The world’s metal traders are enduring one of their toughest periods in years, even as an international race for minerals thrusts the industry into the geopolitical spotlight like never before.
(Bloomberg) — The world’s metal traders are enduring one of their toughest periods in years, even as an international race for minerals thrusts the industry into the geopolitical spotlight like never before.
From top copper trader Trafigura Group to the largest metals-specialist hedge fund, a who’s-who of powerful and high-profile names have lost money, cut staff or suffered other setbacks in the past year.
It’s a disconnect that’s likely to dominate conversations as thousands of traders, financiers and investors descend on London for the annual LME Week gathering that kicks off Sunday: on the one hand, governments around the world are growing increasingly concerned about future availability of metals like copper, nickel and cobalt that will be critical to the energy transition. Yet for the past year, weak industrial demand has kept prices under pressure, leaving traders struggling to eke out profits from sluggish metals markets.
“It’s dawning on people they’ve talked themselves into a supercycle that isn’t happening,” said Concord Resources Chief Executive Officer Mark Hansen, whose company reported its first-ever loss last year. “The environment is the most complicated and tricky for metals trading that I’ve ever seen.”
The Orion Commodities Fund – the largest metals-focused hedge fund – was down 4% in the year through August, according to an industry report.

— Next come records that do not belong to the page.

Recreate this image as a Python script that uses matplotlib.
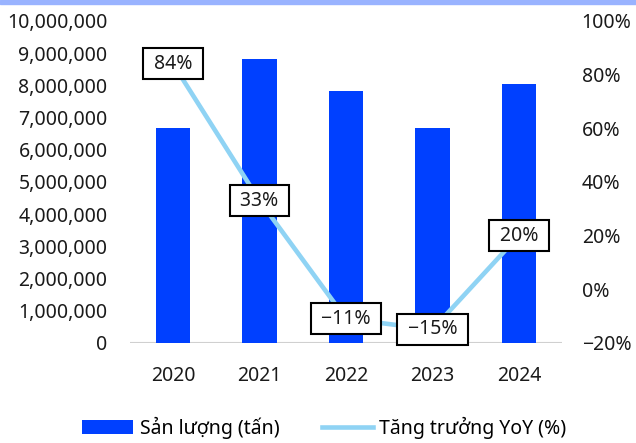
import matplotlib.pyplot as plt
import matplotlib.ticker as mticker
from matplotlib.patches import Rectangle

years = ['2020', '2021', '2022', '2023', '2024']
san_luong = [6660000, 8820000, 7830000, 6680000, 8050000]
tang_truong = [84, 33, -11, -15, 20]
labels = ['84%', '33%', '-11%', '-15%', '20%']

plt.rcParams['font.family'] = ['Noto Sans', 'DejaVu Sans']
fs = 14

fig = plt.figure(figsize=(6.36, 4.43), dpi=100)
ax = fig.add_axes([0.204, 0.226, 0.680, 0.727])
ax2 = ax.twinx()

x = range(len(years))
ax.bar(x, san_luong, width=0.4, color='#0040ff', label='Sản lượng (tấn)', zorder=2)
ax2.plot(x, tang_truong, color='#8fd3f4', lw=3.3, label='Tăng trưởng YoY (%)', zorder=3)

for i, v in enumerate(tang_truong):
    ax2.text(i, v, ' ' + labels[i].replace('-', '\u2212') + ' ', ha='center', va='center', fontsize=fs,
             color='#1a1a1a',
             bbox=dict(boxstyle='square,pad=0.28', fc='white', ec='black', lw=1.5), zorder=4)

ax.set_ylim(0, 10000000)
ax.set_yticks(range(0, 10000001, 1000000))
ax.yaxis.set_major_formatter(mticker.FuncFormatter(lambda v, p: f'{int(v):,}'))
ax2.set_ylim(-20, 100)
ax2.set_yticks(range(-20, 101, 20))
ax2.yaxis.set_major_formatter(mticker.FuncFormatter(lambda v, p: f'{int(v)}%'.replace('-', '\u2212')))
ax.set_xlim(-0.5, 4.5)
ax.set_xticks(list(x))
ax.set_xticklabels(years)

for a in (ax, ax2):
    for s in ['top', 'left', 'right', 'bottom']:
        a.spines[s].set_visible(False)
    a.tick_params(length=0, labelsize=fs, colors='#1a1a1a')
ax.axhline(0, color='#d0d0d0', lw=1.5, zorder=1)
ax.tick_params(axis='y', pad=16)
ax2.tick_params(axis='y', pad=14)
ax.tick_params(axis='x', pad=17)

h1, l1 = ax.get_legend_handles_labels()
h2, l2 = ax2.get_legend_handles_labels()
fig.legend(h1 + h2, l1 + l2, loc='lower center', bbox_to_anchor=(0.51, -0.03), ncol=2,
           frameon=False, fontsize=fs, handlelength=2.6, columnspacing=2.2, handletextpad=0.35)

fig.patches.append(Rectangle((0, 0.99), 1, 0.01, transform=fig.transFigure, color='#99b3ff', zorder=0))

fig.savefig('out.png', dpi=100)
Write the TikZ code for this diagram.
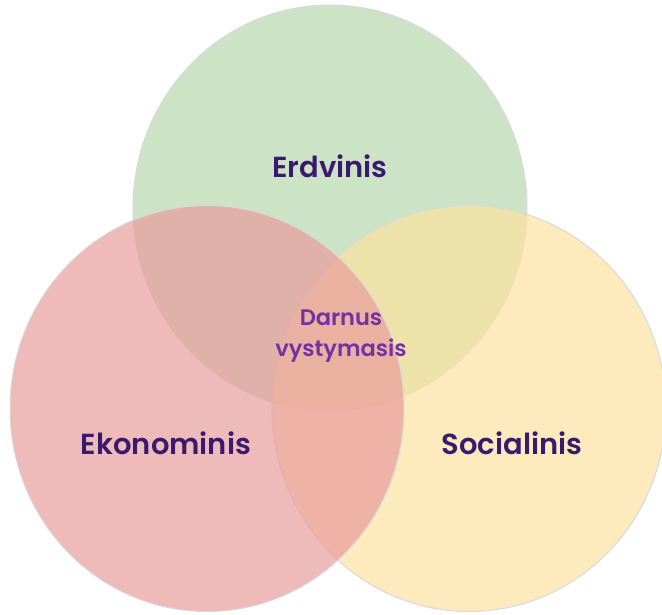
\documentclass[tikz,border=0pt]{standalone}
\usepackage{fontspec}
\setmainfont{Poppins}[BoldFont={Poppins SemiBold}]
\usepackage{xcolor}
\usepackage{tikz}
\usetikzlibrary{shapes.geometric}

\definecolor{erdvgreen}{HTML}{B8D7AC}
\definecolor{ekonred}{HTML}{E89C9C}
\definecolor{socyellow}{HTML}{FCE2A1}
\definecolor{labelpurple}{HTML}{3A1A6E}
\definecolor{centerpurple}{HTML}{7332A3}
\definecolor{rimgray}{HTML}{D9D9D9}

\tikzset{
  venn/.style={ellipse, draw=rimgray, line width=1pt, minimum width=394pt, minimum height=406pt, inner sep=0pt, fill opacity=0.7},
  sphere/.style={font=\fontsize{29}{32}\selectfont\bfseries, text=labelpurple},
  core/.style={font=\fontsize{22.5}{31}\selectfont\bfseries, text=centerpurple, align=center}
}

\begin{document}
\begin{tikzpicture}[x=1pt, y=-1pt]
      \useasboundingbox (0,0) rectangle (662,615);
      \clip (0,0) rectangle (662,615);

      % Three circles
      \node[venn, fill=erdvgreen] (erdvc) at (330,208) {};
      \node[venn, fill=socyellow] (socc) at (469,408.5) {};
      \node[venn, fill=ekonred] (ekonc) at (207,408.5) {};

      % Labels
      \node[sphere] (erdv) at (330,166) {Erdvinis};
      \node[sphere] (ekon) at (166,443) {Ekonominis};
      \node[sphere] (soc) at (512,443) {Socialinis};

      \node[core] (darnus) at (341,336) {Darnus\\vystymasis};
    \end{tikzpicture}
\end{document}
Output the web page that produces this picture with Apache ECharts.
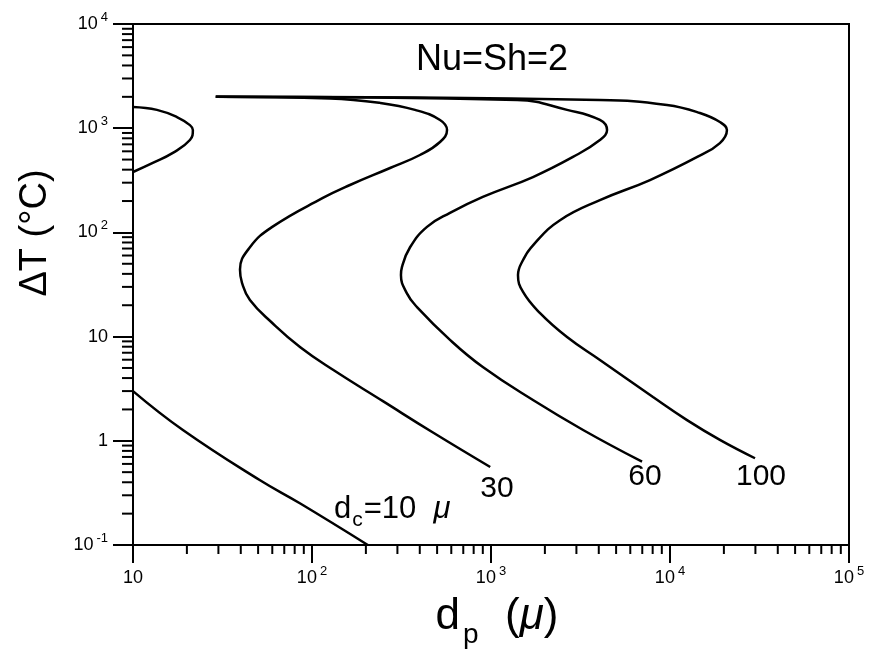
<!DOCTYPE html>
<html>
<head>
<meta charset="utf-8">
<script src="https://cdn.jsdelivr.net/npm/echarts@6/dist/echarts.min.js"></script>
<style>
    html, body {margin: 0; padding: 0; background: #fff;}
    #main {width: 872px; height: 650px;}
</style>
</head>
<body>
<div id="main"></div>
<script>
// axis ticks
let xTicks = [10, 100, 1000, 10000, 100000];
let xTickText = ['10', '10^2', '10^3', '10^4', '10^5'];
let yTicks = [0.1, 1, 10, 100, 1000, 10000];
let yTickText = ['10^-1', '1', '10', '10^2', '10^3', '10^4'];
let minorSteps = [2, 3, 4, 5, 6, 7, 8, 9];

// curves, [dp, dT]
let dc10Upper = [[10, 1600], [13.6, 1500], [17.6, 1280], [20.8, 1070], [21.6, 960], [20.8, 770], [16.7, 580], [12.9, 465], [10, 380]];
let dc10Lower = [[10, 3.0], [19, 1.27], [51, 0.42], [86, 0.25], [205, 0.1]];
let dc30 = [[29, 2000], [126, 1930], [240, 1750], [376, 1500], [519, 1200], [568, 960], [519, 737], [401, 553], [273, 415],
    [163, 285], [115, 214], [60, 113], [45, 72], [39.6, 44], [40.6, 33], [45, 22.4], [60, 13.5], [86, 7.9], [131, 4.8],
    [249, 2.4], [474, 1.2], [990, 0.56]];
let dc60 = [[29, 2000], [1400, 1865], [2660, 1500], [4060, 1200], [4450, 960], [4060, 770], [2870, 530], [1716, 340],
    [900, 219], [590, 154], [439, 113], [353, 72], [318, 46.5], [314, 39], [339, 26], [386, 19.2], [590, 9.3], [900, 5.1],
    [1716, 2.46], [3270, 1.27], [6980, 0.63]];
let dc100 = [[29, 2000], [4060, 1865], [9620, 1670], [14700, 1400], [19000, 1147], [20800, 960], [19000, 720], [14200, 530],
    [7730, 318], [4060, 204], [2430, 131], [1760, 79], [1490, 52], [1415, 39], [1510, 26.8], [1880, 16.8],
    [2660, 9.9], [4060, 5.96], [8035, 2.63], [12450, 1.58], [19000, 1.02], [29850, 0.68]];

let font = '"Liberation Sans", Arial, sans-serif';

function tickText(value, ticks, texts) {
    let lv = Math.log10(value);
    for (let i = 0; i < ticks.length; i++) {
        if (Math.abs(Math.log10(ticks[i]) - lv) < 1e-6) {
            let parts = texts[i].split('^');
            return parts.length > 1 ? '{b|' + parts[0] + '}{s|' + parts[1] + '}' : '{b|' + parts[0] + '}';
        }
    }
    return '';
}

let labelRich = {
    b: {fontSize: 18, lineHeight: 26, verticalAlign: 'middle', fontFamily: font, color: '#000'},
    s: {fontSize: 13, lineHeight: 13, verticalAlign: 'top', fontFamily: font, color: '#000', padding: [0, 0, 0, 3]}
};

let minorX = [];
let minorY = [];
xTicks.slice(0, -1).forEach(function (t) {
    minorSteps.forEach(function (m) { minorX.push([t * m, 0.1]); });
});
yTicks.slice(0, -1).forEach(function (t) {
    minorSteps.forEach(function (m) { minorY.push([10, t * m]); });
});

function curve(data) {
    return {
        type: 'line',
        data: data,
        showSymbol: false,
        smooth: 0.45,
        silent: true,
        lineStyle: {color: '#000', width: 2.5}
    };
}

function tickSeries(data, dx, dy) {
    return {
        type: 'custom',
        data: data,
        clip: false,
        silent: true,
        renderItem: function (params, api) {
            let p = api.coord([api.value(0), api.value(1)]);
            return {
                type: 'line',
                shape: {x1: p[0], y1: p[1], x2: p[0] + dx, y2: p[1] + dy},
                style: {stroke: '#000', lineWidth: 2}
            };
        }
    };
}

function note(x, y, text, size) {
    return {
        type: 'text', x: x, y: y,
        style: {text: text, font: size + 'px ' + font, fill: '#000',
            align: 'center', verticalAlign: 'middle', textAlign: 'center', textVerticalAlign: 'middle'}
    };
}

let chart = echarts.init(document.getElementById('main'));

let option = {
    animation: false,
    backgroundColor: '#fff',
    grid: {left: 133, right: 23, top: 24, bottom: 105, show: true, borderColor: '#000', borderWidth: 2},
    xAxis: {
        type: 'log',
        logBase: 10,
        min: 10,
        max: 100000,
        axisLine: {lineStyle: {color: '#000', width: 2}},
        axisTick: {length: 18, lineStyle: {color: '#000', width: 2}},
        splitLine: {show: false},
        axisLabel: {
            margin: 20,
            fontSize: 18,
            formatter: function (v) { return tickText(v, xTicks, xTickText); },
            rich: labelRich
        }
    },
    yAxis: {
        type: 'log',
        logBase: 10,
        min: 0.1,
        max: 10000,
        axisLine: {lineStyle: {color: '#000', width: 2}},
        axisTick: {length: 20, lineStyle: {color: '#000', width: 2}},
        splitLine: {show: false},
        axisLabel: {
            margin: 25,
            fontSize: 18,
            formatter: function (v) { return tickText(v, yTicks, yTickText); },
            rich: labelRich
        }
    },
    series: [
        curve(dc10Upper),
        curve(dc10Lower),
        curve(dc30),
        curve(dc60),
        curve(dc100),
        tickSeries(minorX, 0, 9),
        tickSeries(minorY, -11, 0)
    ],
    graphic: [
        note(492, 60, 'Nu=Sh=2', 36),
        note(497, 489, '30', 30),
        note(645, 477, '60', 30),
        note(761, 477, '100', 30),
        {
            type: 'text', x: 334, y: 494,
            style: {
                text: '{n|d}{sub|c}{n|=10  }{mu|μ}',
                align: 'left', verticalAlign: 'top', textAlign: 'left', textVerticalAlign: 'top',
                rich: {
                    n: {fontSize: 31, lineHeight: 30, verticalAlign: 'top', fontFamily: font, fill: '#000', color: '#000'},
                    sub: {fontSize: 21, lineHeight: 20, verticalAlign: 'top', padding: [16, 1, 0, 1], fontFamily: font, fill: '#000', color: '#000'},
                    mu: {fontSize: 31, lineHeight: 30, verticalAlign: 'top', fontStyle: 'italic', fontFamily: font, fill: '#000', color: '#000'}
                }
            }
        },
        {
            type: 'text', x: 497, y: 595,
            style: {
                text: '{n|d}{sub|p}{n|  (}{mu|μ}{n|)}',
                align: 'center', verticalAlign: 'top', textAlign: 'center', textVerticalAlign: 'top',
                rich: {
                    n: {fontSize: 44, lineHeight: 42, verticalAlign: 'top', fontFamily: font, fill: '#000', color: '#000'},
                    sub: {fontSize: 28, lineHeight: 26, verticalAlign: 'top', padding: [26, 2, 0, 3], fontFamily: font, fill: '#000', color: '#000'},
                    mu: {fontSize: 44, lineHeight: 42, verticalAlign: 'top', fontStyle: 'italic', fontFamily: font, fill: '#000', color: '#000'}
                }
            }
        },
        {
            type: 'text', x: 36, y: 233, rotation: Math.PI / 2,
            style: {text: 'ΔT (°C)', font: '38px ' + font, fill: '#000',
                align: 'center', verticalAlign: 'middle', textAlign: 'center', textVerticalAlign: 'middle'}
        }
    ]
};

chart.setOption(option);
</script>
</body>
</html>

Its assets under management have dropped by more than a third in the past year to $1 billion.
Operating profits at Trafigura’s metals unit were down 68% year-on-year in the 12 months to March as it recorded a loss of nearly $600 million as the victim of a massive alleged nickel fraud. Its metals division is expected to take further hits when it reports results for the half year that ended in September, people familiar with the matter said. A person close to the company said that the underlying performance of its metals and minerals trading remains good.
The challenges aren’t just a function of a lackluster economy. While demand has disappointed expectations, including in top consumer China, it hasn’t yet fallen off a cliff. The result is a lukewarm market that is neither strong nor weak enough to create lucrative trading opportunities. And rising interest rates are dramatically lifting costs and hurting traders who signed long-term deals before the hiking cycle began. What’s more, a series of alleged frauds and deals gone wrong has shaken some of the best-known names in metals trading.
The mounting pressure also has significance beyond the traders themselves — the industry forms a vital link in the web of miners, processors and end-users like manufacturers and builders, which all rely on the companies to buy, sell and transport metals around the world.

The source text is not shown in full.